三是,全国人大常委会在它的两个试点决定中,第一句话都是“根据党中央确定的¼¼改革试点方案”,或者“为了贯彻落实党的十九大精神”。人大常委会在法律中写明自己的立法内容是根据党中央的改革试点方案或者贯彻党中央的精神而来的,是旗帜鲜明坚持党的领导的体现,但同时也容易出现两个问题:一是,容易让人误以为,这个法律的内容都是党中央定的,人大只是履行了一个法律手续而已,没有充分发挥在立法中的主导作用;二是,任何立法都不能保证没有失误,一旦将来出现问题,人们又容易提问,这个责任究竟是在人大还是党中央?建议有关方面对人大在法律的正文中如何表述与党的主张的关系,加以研究。


八、全国人大应当在立法中主导形成共识


全国人大是最高国家权力机关,常委会是它的常设机关,两者在立法中应当最大限度地寻找和形成共识。这段时间以来,人们有一个感觉,就是监察体制改革的立法在社会上遇到不少纷争。对于一项改革性立法,在社会上遇到纷争怎么办?
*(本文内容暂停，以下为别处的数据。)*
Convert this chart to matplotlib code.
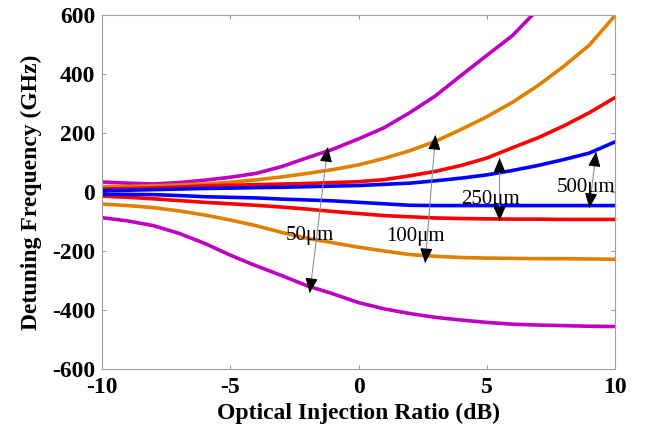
import numpy as np
import matplotlib
matplotlib.use("Agg")
import matplotlib.pyplot as plt

plt.rcParams["axes.unicode_minus"] = False

# ---- data ----
x_full = [-10, -9, -8, -7, -6, -5, -4, -3, -2, -1, 0, 1, 2, 3, 4, 5, 6, 7, 8, 9, 10]
x_mag_up = [-10, -9, -8, -7, -6, -5, -4, -3, -2, -1, 0, 1, 2, 3, 4, 5, 6, 7]
y_mag_up = [34, 30, 27, 32, 40, 50, 63, 86, 116, 145, 180, 218, 269, 326, 395, 463, 530, 620]
y_ora_up = [18, 19, 21, 24, 27, 33, 41, 51, 63, 76, 92, 114, 140, 172, 212, 255, 304, 361, 426, 498, 598]
y_red_up = [10, 12, 14, 17, 21, 23, 25, 27, 29, 32, 35, 42, 55, 70, 90, 115, 150, 184, 224, 269, 320]
y_blu_up = [5, 6, 8, 10, 12, 13, 15, 16, 18, 20, 22, 26, 30, 38, 47, 58, 73, 90, 110, 132, 170]

y_blu_lo = [-7, -8, -9, -12, -16, -18, -20, -24, -27, -30, -35, -40, -45, -46, -46, -46, -46, -46, -46, -46, -46]
y_red_lo = [-14, -18, -23, -29, -35, -40, -45, -51, -58, -66, -73, -80, -84, -88, -90, -91, -92, -92, -93, -93, -93]
y_ora_lo = [-41, -46, -53, -64, -78, -95, -114, -137, -157, -172, -187, -200, -212, -218, -222, -224, -225, -226, -226, -227, -228]
y_mag_lo = [-87, -98, -114, -140, -174, -214, -250, -283, -318, -345, -375, -396, -412, -425, -434, -442, -448, -451, -453, -455, -456]

# annotations: label, label position, upper tip, lower tip
ann_labels = ["50\u03bcm", "100\u03bcm", "250\u03bcm", "500\u03bcm"]
ann_text_xy = [(-1.9, -149), (2.2, -151), (5.15, -26), (8.87, 14)]
ann_up_tip = [(-1.2, 152), (3.0, 193), (5.5, 115), (9.26, 136)]
ann_lo_tip = [(-1.9, -342), (2.6, -241), (5.5, -98), (9.0, -54)]

xticks = [-10, -5, 0, 5, 10]
yticks = [-600, -400, -200, 0, 200, 400, 600]

# ---- styling ----
c_mag = "#C000C0"
c_ora = "#E08000"
c_red = "#FF0000"
c_blu = "#0000FF"
lw = 2.6

fig = plt.figure(figsize=(6.52, 4.32), dpi=100)
ax = fig.add_axes([0.1564, 0.1458, 0.7869, 0.8195])

ax.plot(x_mag_up, y_mag_up, color=c_mag, lw=lw)
ax.plot(x_full, y_mag_lo, color=c_mag, lw=lw)
ax.plot(x_full, y_ora_up, color=c_ora, lw=lw)
ax.plot(x_full, y_ora_lo, color=c_ora, lw=lw)
ax.plot(x_full, y_red_up, color=c_red, lw=lw)
ax.plot(x_full, y_red_lo, color=c_red, lw=lw)
ax.plot(x_full, y_blu_up, color=c_blu, lw=lw)
ax.plot(x_full, y_blu_lo, color=c_blu, lw=lw)

ax.set_xlim(-10, 10)
ax.set_ylim(-600, 600)
ax.set_xticks(xticks)
ax.set_yticks(yticks)

serif = ["Liberation Serif", "DejaVu Serif"]
for lab in ax.get_xticklabels() + ax.get_yticklabels():
    lab.set_family(serif)
    lab.set_fontweight("bold")
    lab.set_fontsize(17)

ax.tick_params(direction="in", length=3, width=0.6, color="#808080",
               top=True, right=True)
ax.tick_params(axis="x", pad=6)
ax.tick_params(axis="y", pad=5)
for s in ax.spines.values():
    s.set_color("#a0a0a0")
    s.set_linewidth(0.8)

ax.set_xlabel("Optical Injection Ratio (dB)", family=serif, fontweight="bold",
              fontsize=17, labelpad=3)
ax.set_ylabel("Detuning Frequency (GHz)", family=serif, fontweight="bold",
              fontsize=17, labelpad=7)

# double arrows
def head(tip, other):
    fx = tip[0] + (other[0] - tip[0]) * 0.02
    fy = tip[1] + (other[1] - tip[1]) * 0.02
    ax.annotate("", xy=tip, xytext=(fx, fy),
                arrowprops=dict(arrowstyle="-|>,head_length=0.9,head_width=0.38",
                                fc="k", ec="k", lw=0.8, shrinkA=0, shrinkB=0))

for lab, txy, up, lo in zip(ann_labels, ann_text_xy, ann_up_tip, ann_lo_tip):
    ax.annotate("", xy=up, xytext=lo,
                arrowprops=dict(arrowstyle="-", color="#909090", lw=0.8,
                                shrinkA=0, shrinkB=0))
    head(up, lo)
    head(lo, up)
    ax.text(txy[0], txy[1], lab, family=serif, fontsize=15,
            ha="center", va="center")

fig.savefig("out.png", dpi=100)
1981年修改宪法时,最初的宪法修改讨论稿在社会上就引起纷争,针对这种情况,彭真明确说,人大修改宪法只能规定人民形成共识的东西,社会上议论纷纷的东西不能在宪法中做规定。在他的这一思想指导下,宪法修改委员会秘书处对宪法修改讨论稿又进行大幅修改,最后的宪法修改草案得到高票通过,就是因为这个宪法反映的是人民的共识。这个经验对我们今天仍然有启发意义。


建议有关方面在监察法的立法过程中,认真研究如何寻找社会最大共识,努力形成社会最大共识,使人大及其常委会的多数意见与社会最大共识一致起来。只有反映社会共识的法律,其基础才是牢固的。


九、建议对监察体制改革试点中遇到的问题适当公开


监察体制改革试点的时间还很短,但改革的情况究竟怎样?截止目前,似乎只有几份权威的改革试点的综述性新闻报道,但这几侧报道讲的主要是经验,似乎没有涉及遇到的问题。新闻报道是宣传性质的,立法活动当然需要宣传,引导大家形成共识,但形成立法共识也不能过于倚重宣传,因为立法除了把经验巩固下来,还必须解决问题。
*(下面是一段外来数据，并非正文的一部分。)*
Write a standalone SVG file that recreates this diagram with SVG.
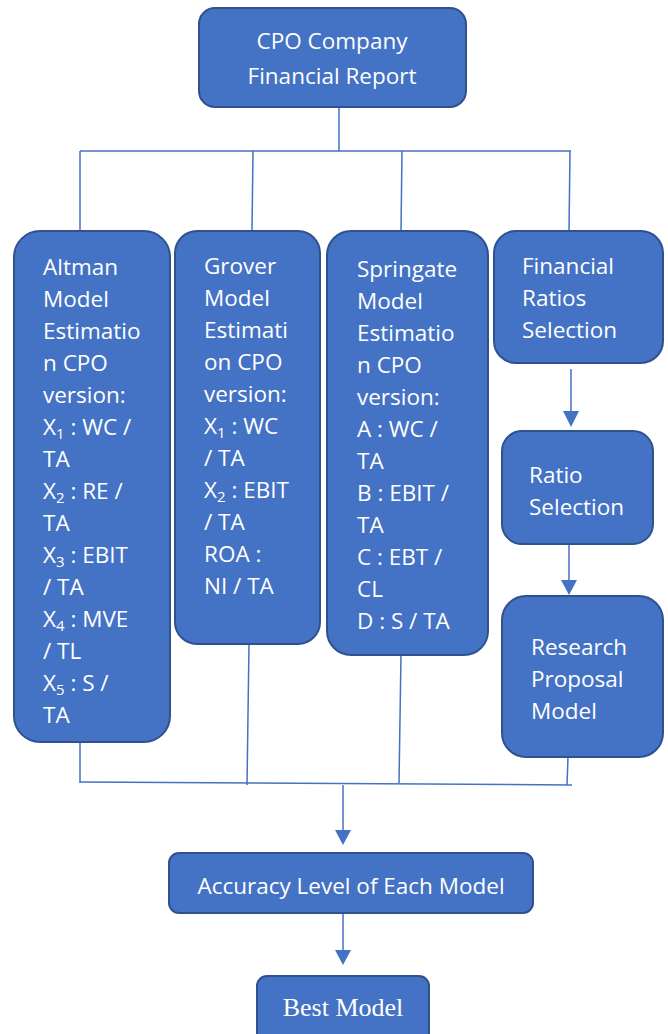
<svg xmlns="http://www.w3.org/2000/svg" width="668" height="1034" viewBox="0 0 668 1034">
<defs>
<style>
.box{fill:#4472C4;stroke:#2F528F;stroke-width:2}
.t{font-family:"Open Sans","Noto Sans",sans-serif;font-size:22.5px;fill:#ffffff}
.s{font-size:15px}
.serif{font-family:"Liberation Serif","Times New Roman",serif;font-size:26px;fill:#ffffff}
.ln{stroke:#4472C4;stroke-width:1.5;fill:none}
.ah{fill:#4472C4}
</style>
</defs>
<rect width="668" height="1034" fill="#ffffff"/>
<g id="connectors">
<line class="ln" x1="339" y1="108" x2="339" y2="151"/>
<line class="ln" x1="80" y1="151" x2="571" y2="151"/>
<line class="ln" x1="80" y1="151" x2="80" y2="231"/>
<line class="ln" x1="253" y1="151" x2="252" y2="231"/>
<line class="ln" x1="402" y1="151" x2="401" y2="231"/>
<line class="ln" x1="570" y1="151" x2="569" y2="231"/>
<line class="ln" x1="80" y1="742" x2="80" y2="783"/>
<line class="ln" x1="249" y1="644" x2="247" y2="785"/>
<line class="ln" x1="401" y1="655" x2="399" y2="783"/>
<line class="ln" x1="568" y1="757" x2="567" y2="785"/>
<line class="ln" x1="80" y1="782" x2="572" y2="785"/>
<line class="ln" x1="571" y1="369" x2="571" y2="411"/>
<path class="ah" d="M563,411 L579,411 L571,427 Z"/>
<line class="ln" x1="569" y1="544" x2="569" y2="583"/>
<path class="ah" d="M561,580 L577,580 L569,595 Z"/>
<line class="ln" x1="343" y1="785" x2="343" y2="830"/>
<path class="ah" d="M335,830 L351,830 L343,845 Z"/>
<line class="ln" x1="343" y1="913" x2="343" y2="950"/>
<path class="ah" d="M335,950 L351,950 L343,965 Z"/>
</g>
<g id="top">
<rect class="box" x="199" y="8" width="267" height="99" rx="16"/>
<text class="t" x="332" y="49" text-anchor="middle">CPO Company</text>
<text class="t" x="332" y="84" text-anchor="middle">Financial Report</text>
</g>
<g id="altman">
<rect class="box" x="14" y="231" width="156" height="511" rx="26"/>
<text class="t">
<tspan x="43" y="275">Altman</tspan>
<tspan x="43" y="307">Model</tspan>
<tspan x="43" y="339">Estimatio</tspan>
<tspan x="43" y="371">n CPO</tspan>
<tspan x="43" y="403">version:</tspan>
<tspan x="43" y="435">X</tspan><tspan class="s" dy="4">1</tspan><tspan dy="-4"> : WC /</tspan>
<tspan x="43" y="467">TA</tspan>
<tspan x="43" y="499">X</tspan><tspan class="s" dy="4">2</tspan><tspan dy="-4"> : RE /</tspan>
<tspan x="43" y="531">TA</tspan>
<tspan x="43" y="563">X</tspan><tspan class="s" dy="4">3</tspan><tspan dy="-4"> : EBIT</tspan>
<tspan x="43" y="595">/ TA</tspan>
<tspan x="43" y="627">X</tspan><tspan class="s" dy="4">4</tspan><tspan dy="-4"> : MVE</tspan>
<tspan x="43" y="659">/ TL</tspan>
<tspan x="43" y="691">X</tspan><tspan class="s" dy="4">5</tspan><tspan dy="-4"> : S /</tspan>
<tspan x="43" y="723">TA</tspan>
</text>
</g>
<g id="grover">
<rect class="box" x="175" y="231" width="145" height="413" rx="22"/>
<text class="t">
<tspan x="204" y="274">Grover</tspan>
<tspan x="204" y="306">Model</tspan>
<tspan x="204" y="338">Estimati</tspan>
<tspan x="204" y="370">on CPO</tspan>
<tspan x="204" y="402">version:</tspan>
<tspan x="204" y="434">X</tspan><tspan class="s" dy="4">1</tspan><tspan dy="-4"> : WC</tspan>
<tspan x="204" y="466">/ TA</tspan>
<tspan x="204" y="498">X</tspan><tspan class="s" dy="4">2</tspan><tspan dy="-4"> : EBIT</tspan>
<tspan x="204" y="530">/ TA</tspan>
<tspan x="204" y="562">ROA :</tspan>
<tspan x="204" y="594">NI / TA</tspan>
</text>
</g>
<g id="springate">
<rect class="box" x="327" y="231" width="161" height="424" rx="24"/>
<text class="t">
<tspan x="357" y="277">Springate</tspan>
<tspan x="357" y="309">Model</tspan>
<tspan x="357" y="341">Estimatio</tspan>
<tspan x="357" y="373">n CPO</tspan>
<tspan x="357" y="405">version:</tspan>
<tspan x="357" y="437">A : WC /</tspan>
<tspan x="357" y="469">TA</tspan>
<tspan x="357" y="501">B : EBIT /</tspan>
<tspan x="357" y="533">TA</tspan>
<tspan x="357" y="565">C : EBT /</tspan>
<tspan x="357" y="597">CL</tspan>
<tspan x="357" y="629">D : S / TA</tspan>
</text>
</g>
<g id="fin-ratios">
<rect class="box" x="494" y="231" width="169" height="132" rx="22"/>
<text class="t">
<tspan x="522" y="274">Financial</tspan>
<tspan x="522" y="306">Ratios</tspan>
<tspan x="522" y="338">Selection</tspan>
</text>
</g>
<g id="ratio-selection">
<rect class="box" x="502" y="431" width="151" height="113" rx="20"/>
<text class="t">
<tspan x="529" y="483">Ratio</tspan>
<tspan x="529" y="515">Selection</tspan>
</text>
</g>
<g id="research">
<rect class="box" x="502" y="596" width="161" height="161" rx="24"/>
<text class="t">
<tspan x="531" y="655">Research</tspan>
<tspan x="531" y="687">Proposal</tspan>
<tspan x="531" y="719">Model</tspan>
</text>
</g>
<g id="accuracy">
<rect class="box" x="169" y="853" width="364" height="60" rx="10"/>
<text class="t" x="351" y="894" text-anchor="middle">Accuracy Level of Each Model</text>
</g>
<g id="best">
<rect class="box" x="257" y="976" width="172" height="70" rx="10"/>
<text class="serif" x="343" y="1016" text-anchor="middle">Best Model</text>
</g>
</svg>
建议有关方面注意研究,能否把监察体制改革中遇到的各种问题,特别是那些立法不能回避的问题也公开出来,向社会广泛征求意见,群策群力,广泛集中智慧,在解决问题的基础上形成立法共识。


我们相信,以习近平总书记为核心的党中央和全国人大及其常委会,会不畏浮云遮望眼,以坚韧不拔的意志精神和卓越的政治智慧、法律水平与理论勇气,努力推进监察体制改革,制定出一部经得起宪法检验、经得起历史和人民检验的国家监察法。